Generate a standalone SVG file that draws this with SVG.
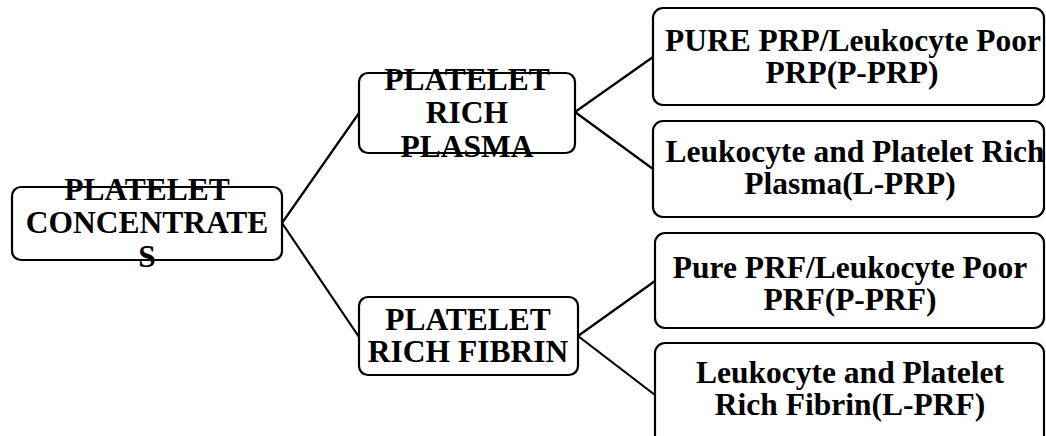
<svg xmlns="http://www.w3.org/2000/svg" width="1046" height="436" viewBox="0 0 1046 436">
<style>
.box{fill:#fff;stroke:#000;stroke-width:2.2}
.t{font-family:"Liberation Serif","Times New Roman",serif;font-weight:bold;font-size:31.5px;text-anchor:middle;fill:#000}
.c{stroke:#000;stroke-width:2.2;fill:none}
</style>
<rect width="1046" height="436" fill="#fff"/>
<g id="connectors">
<line class="c" x1="282" y1="223" x2="359" y2="113"/>
<line class="c" x1="282" y1="223" x2="359" y2="337"/>
<line class="c" x1="575" y1="112" x2="653" y2="57"/>
<line class="c" x1="575" y1="112" x2="653" y2="169"/>
<line class="c" x1="578" y1="336" x2="655" y2="281"/>
<line class="c" x1="578" y1="336" x2="655" y2="395"/>
</g>
<g id="root">
<rect class="box" x="12" y="187" width="270" height="73" rx="9"/>
<text class="t" x="147" y="200">PLATELET</text>
<text class="t" x="147" y="233">CONCENTRATE</text>
<text class="t" x="147" y="267">S</text>
</g>
<g id="prp">
<rect class="box" x="359" y="73" width="216" height="80" rx="9"/>
<text class="t" x="467" y="90">PLATELET</text>
<text class="t" x="467" y="123">RICH</text>
<text class="t" x="467" y="157">PLASMA</text>
</g>
<g id="prf">
<rect class="box" x="359" y="297" width="219" height="78" rx="9"/>
<text class="t" x="468" y="330">PLATELET</text>
<text class="t" x="468" y="362">RICH FIBRIN</text>
</g>
<g id="pprp">
<rect class="box" x="653" y="8" width="391" height="97" rx="10"/>
<text class="t" x="853" y="51">PURE PRP/Leukocyte Poor</text>
<text class="t" x="852" y="83">PRP(P-PRP)</text>
</g>
<g id="lprp">
<rect class="box" x="653" y="121" width="391" height="96" rx="10"/>
<text class="t" x="855" y="162">Leukocyte and Platelet Rich</text>
<text class="t" x="850" y="194">Plasma(L-PRP)</text>
</g>
<g id="pprf">
<rect class="box" x="655" y="233" width="389" height="95" rx="10"/>
<text class="t" x="850" y="278">Pure PRF/Leukocyte Poor</text>
<text class="t" x="850" y="310">PRF(P-PRF)</text>
</g>
<g id="lprf">
<rect class="box" x="655" y="343" width="389" height="110" rx="10"/>
<text class="t" x="850" y="383">Leukocyte and Platelet</text>
<text class="t" x="850" y="415">Rich Fibrin(L-PRF)</text>
</g>
</svg>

+++

DESCRIPTION OF THE TASK ->
The listing above must be printed again exactly, minus its pictures.

WORKED ANSWER ->
Generate a standalone SVG file that draws this with SVG.
<svg xmlns="http://www.w3.org/2000/svg" width="1046" height="436" viewBox="0 0 1046 436">
<style>
.box{fill:#fff;stroke:#000;stroke-width:2.2}
.t{font-family:"Liberation Serif","Times New Roman",serif;font-weight:bold;font-size:31.5px;text-anchor:middle;fill:#000}
.c{stroke:#000;stroke-width:2.2;fill:none}
</style>
<rect width="1046" height="436" fill="#fff"/>
<g id="connectors">
<line class="c" x1="282" y1="223" x2="359" y2="113"/>
<line class="c" x1="282" y1="223" x2="359" y2="337"/>
<line class="c" x1="575" y1="112" x2="653" y2="57"/>
<line class="c" x1="575" y1="112" x2="653" y2="169"/>
<line class="c" x1="578" y1="336" x2="655" y2="281"/>
<line class="c" x1="578" y1="336" x2="655" y2="395"/>
</g>
<g id="root">
<rect class="box" x="12" y="187" width="270" height="73" rx="9"/>
<text class="t" x="147" y="200">PLATELET</text>
<text class="t" x="147" y="233">CONCENTRATE</text>
<text class="t" x="147" y="267">S</text>
</g>
<g id="prp">
<rect class="box" x="359" y="73" width="216" height="80" rx="9"/>
<text class="t" x="467" y="90">PLATELET</text>
<text class="t" x="467" y="123">RICH</text>
<text class="t" x="467" y="157">PLASMA</text>
</g>
<g id="prf">
<rect class="box" x="359" y="297" width="219" height="78" rx="9"/>
<text class="t" x="468" y="330">PLATELET</text>
<text class="t" x="468" y="362">RICH FIBRIN</text>
</g>
<g id="pprp">
<rect class="box" x="653" y="8" width="391" height="97" rx="10"/>
<text class="t" x="853" y="51">PURE PRP/Leukocyte Poor</text>
<text class="t" x="852" y="83">PRP(P-PRP)</text>
</g>
<g id="lprp">
<rect class="box" x="653" y="121" width="391" height="96" rx="10"/>
<text class="t" x="855" y="162">Leukocyte and Platelet Rich</text>
<text class="t" x="850" y="194">Plasma(L-PRP)</text>
</g>
<g id="pprf">
<rect class="box" x="655" y="233" width="389" height="95" rx="10"/>
<text class="t" x="850" y="278">Pure PRF/Leukocyte Poor</text>
<text class="t" x="850" y="310">PRF(P-PRF)</text>
</g>
<g id="lprf">
<rect class="box" x="655" y="343" width="389" height="110" rx="10"/>
<text class="t" x="850" y="383">Leukocyte and Platelet</text>
<text class="t" x="850" y="415">Rich Fibrin(L-PRF)</text>
</g>
</svg>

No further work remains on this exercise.